- [Given data]
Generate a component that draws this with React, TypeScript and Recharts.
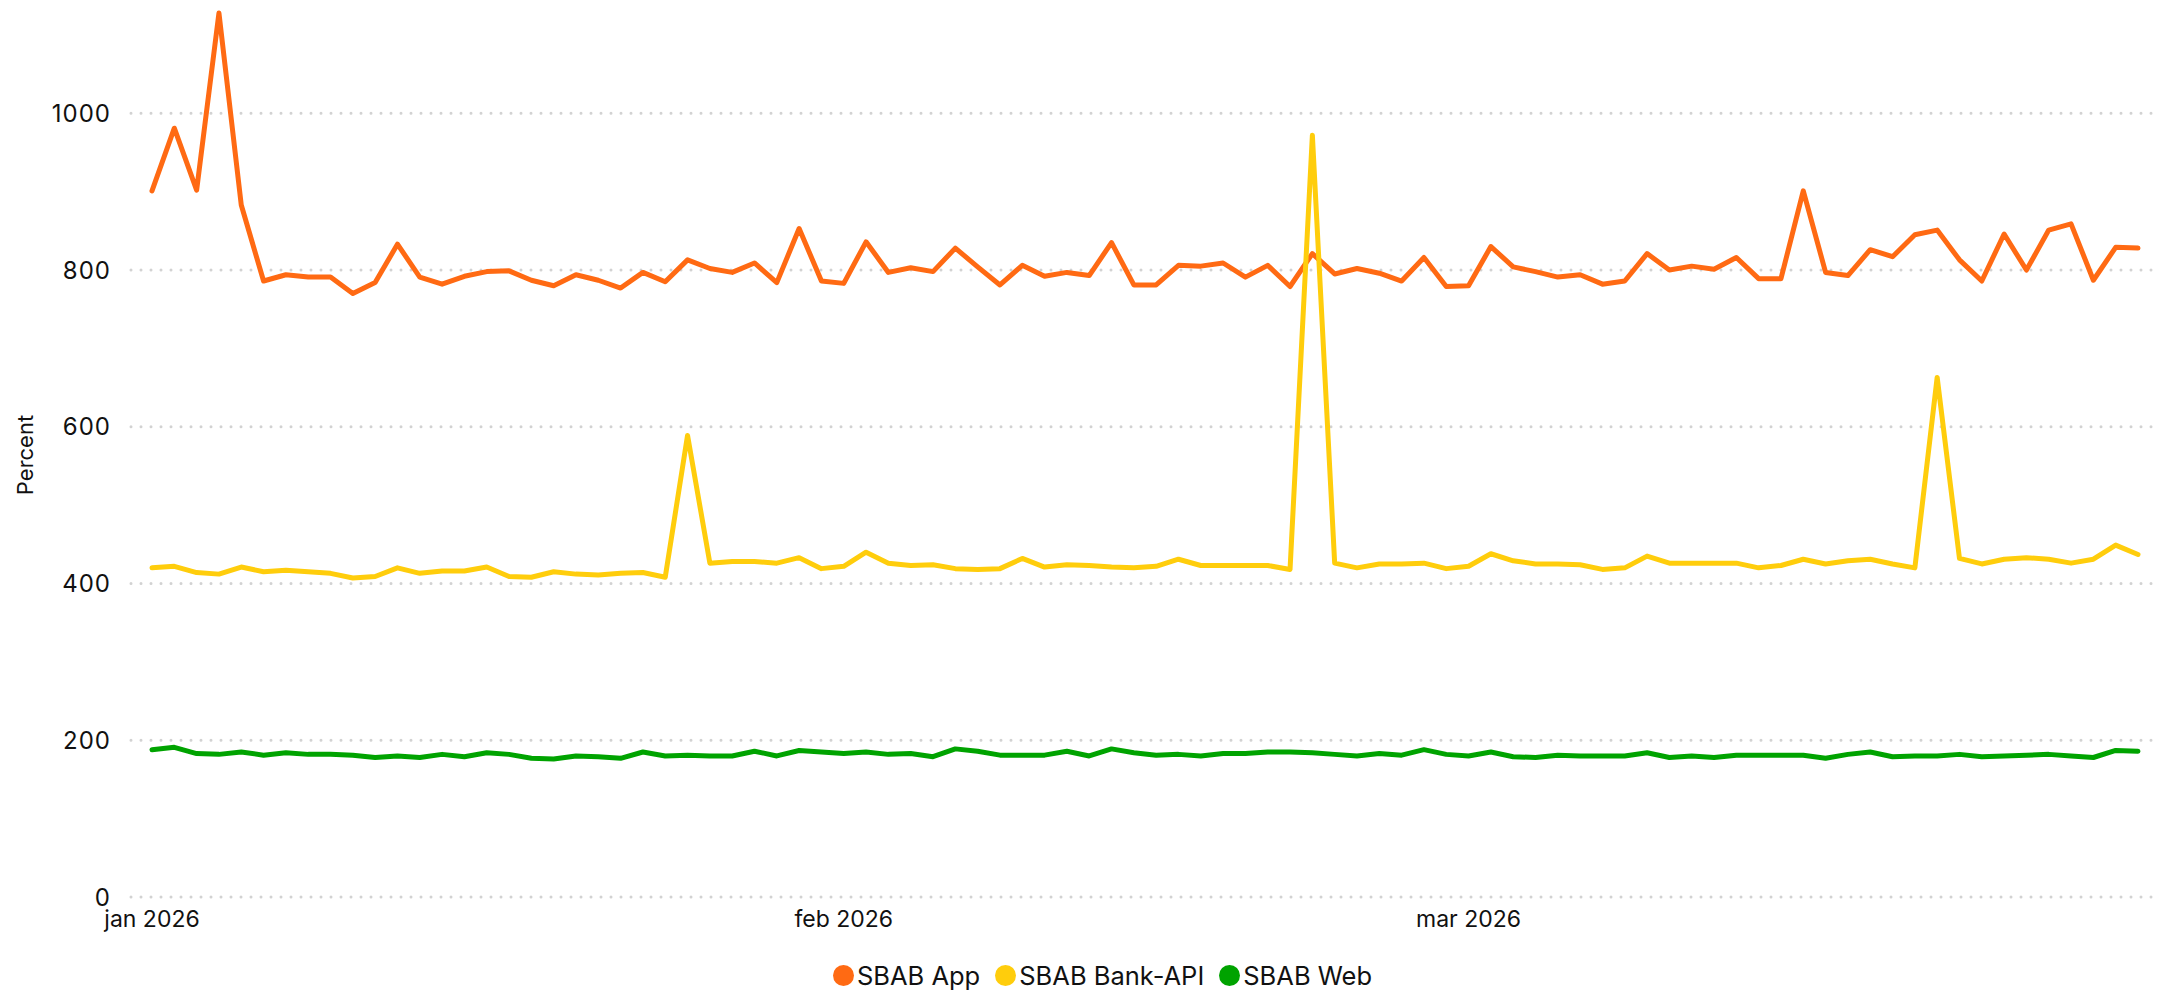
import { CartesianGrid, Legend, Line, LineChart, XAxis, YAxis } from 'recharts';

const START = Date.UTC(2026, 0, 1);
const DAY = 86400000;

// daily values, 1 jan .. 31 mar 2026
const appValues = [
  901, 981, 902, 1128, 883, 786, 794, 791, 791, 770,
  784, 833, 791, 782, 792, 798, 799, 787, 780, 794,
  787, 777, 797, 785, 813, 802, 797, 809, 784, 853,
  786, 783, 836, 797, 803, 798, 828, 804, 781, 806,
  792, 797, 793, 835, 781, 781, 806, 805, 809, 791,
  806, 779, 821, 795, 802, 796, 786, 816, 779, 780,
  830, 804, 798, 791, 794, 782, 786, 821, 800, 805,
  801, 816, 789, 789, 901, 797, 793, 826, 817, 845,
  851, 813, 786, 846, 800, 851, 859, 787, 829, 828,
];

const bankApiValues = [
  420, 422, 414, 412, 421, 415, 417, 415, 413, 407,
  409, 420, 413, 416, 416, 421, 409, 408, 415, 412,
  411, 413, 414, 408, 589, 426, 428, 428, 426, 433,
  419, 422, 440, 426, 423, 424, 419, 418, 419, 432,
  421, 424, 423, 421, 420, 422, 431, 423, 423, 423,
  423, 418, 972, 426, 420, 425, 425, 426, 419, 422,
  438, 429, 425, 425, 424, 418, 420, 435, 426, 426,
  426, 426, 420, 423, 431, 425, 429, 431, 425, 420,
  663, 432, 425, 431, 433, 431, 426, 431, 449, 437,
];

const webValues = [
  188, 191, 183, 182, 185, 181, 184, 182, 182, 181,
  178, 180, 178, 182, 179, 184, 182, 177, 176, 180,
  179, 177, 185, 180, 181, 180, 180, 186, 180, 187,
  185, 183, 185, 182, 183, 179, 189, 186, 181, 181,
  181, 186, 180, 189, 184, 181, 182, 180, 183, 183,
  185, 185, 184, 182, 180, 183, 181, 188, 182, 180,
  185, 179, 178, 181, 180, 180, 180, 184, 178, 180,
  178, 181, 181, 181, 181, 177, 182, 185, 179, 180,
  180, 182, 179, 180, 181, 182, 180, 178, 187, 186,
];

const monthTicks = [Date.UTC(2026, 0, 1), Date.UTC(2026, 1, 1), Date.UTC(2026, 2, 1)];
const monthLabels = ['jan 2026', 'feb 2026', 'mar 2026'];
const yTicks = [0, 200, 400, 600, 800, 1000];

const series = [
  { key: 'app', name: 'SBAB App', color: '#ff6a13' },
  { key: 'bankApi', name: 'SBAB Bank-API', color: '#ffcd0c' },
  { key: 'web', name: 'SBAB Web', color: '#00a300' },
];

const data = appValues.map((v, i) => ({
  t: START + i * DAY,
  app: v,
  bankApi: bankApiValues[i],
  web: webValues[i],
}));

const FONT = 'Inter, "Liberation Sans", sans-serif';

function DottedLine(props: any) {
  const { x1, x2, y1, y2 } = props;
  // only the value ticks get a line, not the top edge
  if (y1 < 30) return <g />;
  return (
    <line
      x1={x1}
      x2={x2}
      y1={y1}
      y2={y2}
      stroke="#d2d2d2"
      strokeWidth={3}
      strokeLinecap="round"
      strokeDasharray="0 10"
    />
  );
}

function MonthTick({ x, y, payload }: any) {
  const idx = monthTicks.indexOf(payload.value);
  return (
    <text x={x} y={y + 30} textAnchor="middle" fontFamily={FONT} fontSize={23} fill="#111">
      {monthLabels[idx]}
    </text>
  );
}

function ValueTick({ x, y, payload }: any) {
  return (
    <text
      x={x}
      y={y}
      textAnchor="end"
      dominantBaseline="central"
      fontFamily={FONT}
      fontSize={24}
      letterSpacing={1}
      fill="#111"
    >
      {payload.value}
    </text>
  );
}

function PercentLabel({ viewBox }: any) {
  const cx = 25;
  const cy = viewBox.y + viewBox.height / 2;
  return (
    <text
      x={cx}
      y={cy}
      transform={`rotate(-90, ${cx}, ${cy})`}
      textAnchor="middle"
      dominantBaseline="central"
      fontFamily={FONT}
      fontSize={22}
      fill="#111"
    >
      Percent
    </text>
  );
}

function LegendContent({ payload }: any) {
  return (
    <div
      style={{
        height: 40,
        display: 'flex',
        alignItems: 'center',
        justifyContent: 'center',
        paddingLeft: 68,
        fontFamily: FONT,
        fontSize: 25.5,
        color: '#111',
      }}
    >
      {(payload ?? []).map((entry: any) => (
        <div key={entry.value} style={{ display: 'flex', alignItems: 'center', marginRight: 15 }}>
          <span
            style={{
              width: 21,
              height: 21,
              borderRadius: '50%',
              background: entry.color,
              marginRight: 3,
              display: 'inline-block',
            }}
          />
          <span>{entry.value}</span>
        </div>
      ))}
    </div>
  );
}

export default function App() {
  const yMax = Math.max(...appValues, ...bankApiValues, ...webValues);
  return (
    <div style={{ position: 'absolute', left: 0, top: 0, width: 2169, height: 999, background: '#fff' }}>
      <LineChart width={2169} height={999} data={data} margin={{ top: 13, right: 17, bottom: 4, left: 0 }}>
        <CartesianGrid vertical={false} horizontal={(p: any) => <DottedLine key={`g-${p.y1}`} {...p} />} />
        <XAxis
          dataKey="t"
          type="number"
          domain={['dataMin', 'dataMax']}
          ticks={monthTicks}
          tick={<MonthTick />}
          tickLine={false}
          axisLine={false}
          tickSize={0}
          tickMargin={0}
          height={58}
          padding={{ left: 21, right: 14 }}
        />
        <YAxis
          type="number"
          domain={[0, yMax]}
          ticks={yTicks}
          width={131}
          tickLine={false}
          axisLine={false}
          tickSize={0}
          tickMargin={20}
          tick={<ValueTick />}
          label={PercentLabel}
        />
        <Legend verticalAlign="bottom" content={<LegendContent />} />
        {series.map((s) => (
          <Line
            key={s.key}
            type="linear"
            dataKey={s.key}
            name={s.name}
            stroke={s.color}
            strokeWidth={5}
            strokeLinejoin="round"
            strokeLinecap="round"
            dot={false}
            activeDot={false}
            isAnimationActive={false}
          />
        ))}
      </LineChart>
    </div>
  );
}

- [Exercise] From the opening line of the listing above through the line bearing "const DAY = 86400000;", repeat each line exactly. Drop every picture.

- [Response for this exercise]
Generate a component that draws this with React, TypeScript and Recharts.
import { CartesianGrid, Legend, Line, LineChart, XAxis, YAxis } from 'recharts';

const START = Date.UTC(2026, 0, 1);
const DAY = 86400000;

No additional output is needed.